**WORK TO COMPLETE**
Will you return, word for word, only the lines from the top of the data below down to and including the one with "const width = 926, height = 765;"?

**DATA SECTION**
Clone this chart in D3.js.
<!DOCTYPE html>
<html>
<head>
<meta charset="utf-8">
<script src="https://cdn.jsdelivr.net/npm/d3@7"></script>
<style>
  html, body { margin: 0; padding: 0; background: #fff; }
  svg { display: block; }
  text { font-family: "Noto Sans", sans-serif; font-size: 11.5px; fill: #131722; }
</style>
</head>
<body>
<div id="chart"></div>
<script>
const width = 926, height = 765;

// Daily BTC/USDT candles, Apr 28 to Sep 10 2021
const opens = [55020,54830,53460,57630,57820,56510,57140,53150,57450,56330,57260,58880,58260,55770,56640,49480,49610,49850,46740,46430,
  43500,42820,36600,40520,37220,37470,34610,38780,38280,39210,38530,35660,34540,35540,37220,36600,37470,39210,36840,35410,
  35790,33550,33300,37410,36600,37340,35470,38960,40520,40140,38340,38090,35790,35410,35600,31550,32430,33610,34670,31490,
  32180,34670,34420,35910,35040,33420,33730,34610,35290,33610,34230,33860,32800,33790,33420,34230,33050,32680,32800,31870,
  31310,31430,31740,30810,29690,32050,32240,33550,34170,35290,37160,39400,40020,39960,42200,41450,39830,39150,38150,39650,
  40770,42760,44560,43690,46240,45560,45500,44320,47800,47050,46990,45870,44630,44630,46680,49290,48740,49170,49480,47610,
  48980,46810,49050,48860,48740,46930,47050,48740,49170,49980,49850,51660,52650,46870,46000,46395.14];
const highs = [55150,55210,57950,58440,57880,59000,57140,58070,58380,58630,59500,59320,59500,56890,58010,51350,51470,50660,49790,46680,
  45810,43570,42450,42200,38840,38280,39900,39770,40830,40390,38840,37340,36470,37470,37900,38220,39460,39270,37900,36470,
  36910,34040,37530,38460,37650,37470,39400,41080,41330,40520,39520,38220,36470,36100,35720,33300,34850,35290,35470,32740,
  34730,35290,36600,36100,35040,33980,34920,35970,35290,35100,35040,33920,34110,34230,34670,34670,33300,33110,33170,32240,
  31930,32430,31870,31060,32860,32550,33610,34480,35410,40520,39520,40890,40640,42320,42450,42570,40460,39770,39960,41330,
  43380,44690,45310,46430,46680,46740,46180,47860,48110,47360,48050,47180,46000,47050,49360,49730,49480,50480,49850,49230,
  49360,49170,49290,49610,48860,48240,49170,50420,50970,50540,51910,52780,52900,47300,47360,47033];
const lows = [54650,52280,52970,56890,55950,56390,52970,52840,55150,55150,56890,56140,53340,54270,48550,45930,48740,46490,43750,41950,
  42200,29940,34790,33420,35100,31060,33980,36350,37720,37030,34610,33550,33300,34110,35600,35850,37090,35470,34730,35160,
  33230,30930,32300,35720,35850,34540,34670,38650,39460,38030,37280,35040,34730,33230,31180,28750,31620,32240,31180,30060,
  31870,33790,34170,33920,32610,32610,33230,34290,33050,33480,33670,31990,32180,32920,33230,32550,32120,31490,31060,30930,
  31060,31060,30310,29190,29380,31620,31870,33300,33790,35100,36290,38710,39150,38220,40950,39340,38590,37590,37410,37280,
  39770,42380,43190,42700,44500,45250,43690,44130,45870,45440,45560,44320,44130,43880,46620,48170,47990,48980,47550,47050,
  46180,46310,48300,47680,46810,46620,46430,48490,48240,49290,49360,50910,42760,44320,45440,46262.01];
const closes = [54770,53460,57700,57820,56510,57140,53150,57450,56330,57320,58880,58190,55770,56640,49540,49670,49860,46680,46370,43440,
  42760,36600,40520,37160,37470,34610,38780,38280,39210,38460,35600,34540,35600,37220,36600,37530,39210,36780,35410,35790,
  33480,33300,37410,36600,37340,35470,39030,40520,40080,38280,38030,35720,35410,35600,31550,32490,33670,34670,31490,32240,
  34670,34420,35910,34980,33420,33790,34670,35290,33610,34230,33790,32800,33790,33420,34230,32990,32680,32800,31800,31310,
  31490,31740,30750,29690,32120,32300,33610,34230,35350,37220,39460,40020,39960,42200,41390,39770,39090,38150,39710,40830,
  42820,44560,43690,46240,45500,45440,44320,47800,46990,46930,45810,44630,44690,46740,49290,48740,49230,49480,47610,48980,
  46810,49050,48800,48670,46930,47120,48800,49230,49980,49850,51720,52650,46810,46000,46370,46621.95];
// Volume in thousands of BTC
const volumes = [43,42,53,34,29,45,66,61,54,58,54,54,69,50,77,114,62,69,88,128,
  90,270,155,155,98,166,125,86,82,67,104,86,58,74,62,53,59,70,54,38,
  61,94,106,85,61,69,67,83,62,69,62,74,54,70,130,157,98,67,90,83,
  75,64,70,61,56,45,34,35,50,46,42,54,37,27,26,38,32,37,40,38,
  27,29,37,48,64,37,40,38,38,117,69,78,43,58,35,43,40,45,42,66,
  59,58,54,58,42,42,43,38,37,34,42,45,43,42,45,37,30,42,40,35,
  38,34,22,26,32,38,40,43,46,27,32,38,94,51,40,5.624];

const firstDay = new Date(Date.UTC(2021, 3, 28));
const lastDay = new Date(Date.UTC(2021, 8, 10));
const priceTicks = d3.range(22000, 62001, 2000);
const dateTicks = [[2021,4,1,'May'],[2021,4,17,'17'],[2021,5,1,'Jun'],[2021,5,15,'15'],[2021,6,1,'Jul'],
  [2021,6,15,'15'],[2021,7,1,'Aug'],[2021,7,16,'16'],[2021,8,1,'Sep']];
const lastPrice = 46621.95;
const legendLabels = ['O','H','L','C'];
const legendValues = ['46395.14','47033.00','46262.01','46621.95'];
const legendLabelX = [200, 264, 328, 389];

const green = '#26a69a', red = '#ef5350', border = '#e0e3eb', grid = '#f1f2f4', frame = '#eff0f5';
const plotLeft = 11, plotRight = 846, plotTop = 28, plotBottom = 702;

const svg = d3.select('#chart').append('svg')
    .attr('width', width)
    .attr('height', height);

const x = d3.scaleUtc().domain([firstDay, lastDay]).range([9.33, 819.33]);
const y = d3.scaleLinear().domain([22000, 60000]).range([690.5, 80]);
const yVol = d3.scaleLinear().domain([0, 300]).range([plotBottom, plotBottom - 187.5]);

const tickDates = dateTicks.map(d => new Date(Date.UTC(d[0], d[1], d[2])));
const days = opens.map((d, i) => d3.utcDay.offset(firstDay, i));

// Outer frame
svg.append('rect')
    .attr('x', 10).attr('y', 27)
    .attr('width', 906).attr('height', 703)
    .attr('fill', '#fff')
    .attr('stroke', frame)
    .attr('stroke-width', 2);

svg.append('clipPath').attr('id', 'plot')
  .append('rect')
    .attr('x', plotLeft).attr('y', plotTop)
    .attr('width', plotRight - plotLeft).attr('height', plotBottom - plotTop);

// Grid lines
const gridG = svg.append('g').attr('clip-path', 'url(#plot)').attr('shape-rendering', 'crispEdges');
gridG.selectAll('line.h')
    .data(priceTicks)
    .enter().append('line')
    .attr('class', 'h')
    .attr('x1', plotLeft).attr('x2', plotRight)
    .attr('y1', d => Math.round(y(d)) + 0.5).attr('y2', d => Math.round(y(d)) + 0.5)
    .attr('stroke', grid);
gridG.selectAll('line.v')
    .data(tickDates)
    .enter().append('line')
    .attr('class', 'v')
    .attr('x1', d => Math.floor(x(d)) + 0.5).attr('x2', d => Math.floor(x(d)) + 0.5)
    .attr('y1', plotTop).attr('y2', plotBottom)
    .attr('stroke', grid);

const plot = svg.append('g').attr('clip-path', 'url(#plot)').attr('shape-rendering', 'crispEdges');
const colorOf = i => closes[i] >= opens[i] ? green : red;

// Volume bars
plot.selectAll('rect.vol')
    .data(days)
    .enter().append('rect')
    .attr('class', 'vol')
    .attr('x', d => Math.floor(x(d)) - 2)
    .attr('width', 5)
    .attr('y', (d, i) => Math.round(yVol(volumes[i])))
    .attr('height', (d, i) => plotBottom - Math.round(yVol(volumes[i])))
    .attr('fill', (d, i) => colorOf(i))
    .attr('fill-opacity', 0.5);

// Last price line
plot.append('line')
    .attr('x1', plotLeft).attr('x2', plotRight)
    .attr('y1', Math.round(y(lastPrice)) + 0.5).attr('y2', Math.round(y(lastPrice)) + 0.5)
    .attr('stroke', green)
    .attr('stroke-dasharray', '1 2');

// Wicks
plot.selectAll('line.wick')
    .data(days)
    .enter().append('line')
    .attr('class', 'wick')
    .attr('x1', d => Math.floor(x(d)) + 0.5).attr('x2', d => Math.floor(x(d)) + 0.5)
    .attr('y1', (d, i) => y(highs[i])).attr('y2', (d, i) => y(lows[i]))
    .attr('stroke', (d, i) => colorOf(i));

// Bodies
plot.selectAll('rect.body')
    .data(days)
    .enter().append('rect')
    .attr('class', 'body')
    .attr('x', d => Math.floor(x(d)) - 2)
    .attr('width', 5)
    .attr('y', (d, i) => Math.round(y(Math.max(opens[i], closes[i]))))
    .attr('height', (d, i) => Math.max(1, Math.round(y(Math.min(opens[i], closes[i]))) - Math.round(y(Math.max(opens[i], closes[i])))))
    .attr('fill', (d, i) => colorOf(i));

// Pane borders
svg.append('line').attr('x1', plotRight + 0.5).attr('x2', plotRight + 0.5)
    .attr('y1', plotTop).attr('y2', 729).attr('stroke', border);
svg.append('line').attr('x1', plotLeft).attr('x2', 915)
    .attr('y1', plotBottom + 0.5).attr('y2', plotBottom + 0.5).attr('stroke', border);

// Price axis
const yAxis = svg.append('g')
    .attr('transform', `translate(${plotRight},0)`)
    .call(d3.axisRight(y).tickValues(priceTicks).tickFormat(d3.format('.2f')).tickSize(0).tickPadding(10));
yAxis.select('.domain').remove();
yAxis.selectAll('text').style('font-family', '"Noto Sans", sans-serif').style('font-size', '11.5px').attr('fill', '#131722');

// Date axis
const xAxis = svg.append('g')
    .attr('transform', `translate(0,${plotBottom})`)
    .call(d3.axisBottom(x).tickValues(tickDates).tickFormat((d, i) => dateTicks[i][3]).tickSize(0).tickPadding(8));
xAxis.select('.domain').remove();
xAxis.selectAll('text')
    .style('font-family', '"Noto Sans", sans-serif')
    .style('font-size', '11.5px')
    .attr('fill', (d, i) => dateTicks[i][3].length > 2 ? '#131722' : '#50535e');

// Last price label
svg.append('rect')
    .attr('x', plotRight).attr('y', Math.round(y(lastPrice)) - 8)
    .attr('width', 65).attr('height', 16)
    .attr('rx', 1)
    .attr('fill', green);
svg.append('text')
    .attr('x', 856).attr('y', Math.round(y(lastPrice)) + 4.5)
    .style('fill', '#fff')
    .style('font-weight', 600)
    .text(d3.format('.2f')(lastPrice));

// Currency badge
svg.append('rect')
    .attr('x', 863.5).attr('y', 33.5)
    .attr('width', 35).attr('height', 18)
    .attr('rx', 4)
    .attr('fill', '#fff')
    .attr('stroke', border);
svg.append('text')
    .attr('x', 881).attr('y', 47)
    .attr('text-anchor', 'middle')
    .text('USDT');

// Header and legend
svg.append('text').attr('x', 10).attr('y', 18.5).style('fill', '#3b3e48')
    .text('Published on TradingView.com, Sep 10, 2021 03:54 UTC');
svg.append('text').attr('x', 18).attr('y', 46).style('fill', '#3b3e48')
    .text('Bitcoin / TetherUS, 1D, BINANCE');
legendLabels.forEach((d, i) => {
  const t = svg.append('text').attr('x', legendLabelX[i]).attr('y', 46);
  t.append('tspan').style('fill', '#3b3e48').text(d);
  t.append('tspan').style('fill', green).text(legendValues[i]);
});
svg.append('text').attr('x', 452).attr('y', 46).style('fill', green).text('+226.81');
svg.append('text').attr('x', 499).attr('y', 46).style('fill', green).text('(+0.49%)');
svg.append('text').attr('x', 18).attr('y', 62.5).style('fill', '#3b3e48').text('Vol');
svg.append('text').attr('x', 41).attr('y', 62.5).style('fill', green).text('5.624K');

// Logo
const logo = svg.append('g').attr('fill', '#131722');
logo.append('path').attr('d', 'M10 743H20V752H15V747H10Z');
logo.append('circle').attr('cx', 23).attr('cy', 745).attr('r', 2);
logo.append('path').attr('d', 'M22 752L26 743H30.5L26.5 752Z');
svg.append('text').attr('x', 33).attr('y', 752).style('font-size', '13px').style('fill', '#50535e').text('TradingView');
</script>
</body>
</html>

**TASK RESULT**
Clone this chart in D3.js.
<!DOCTYPE html>
<html>
<head>
<meta charset="utf-8">
<script src="https://cdn.jsdelivr.net/npm/d3@7"></script>
<style>
  html, body { margin: 0; padding: 0; background: #fff; }
  svg { display: block; }
  text { font-family: "Noto Sans", sans-serif; font-size: 11.5px; fill: #131722; }
</style>
</head>
<body>
<div id="chart"></div>
<script>
const width = 926, height = 765;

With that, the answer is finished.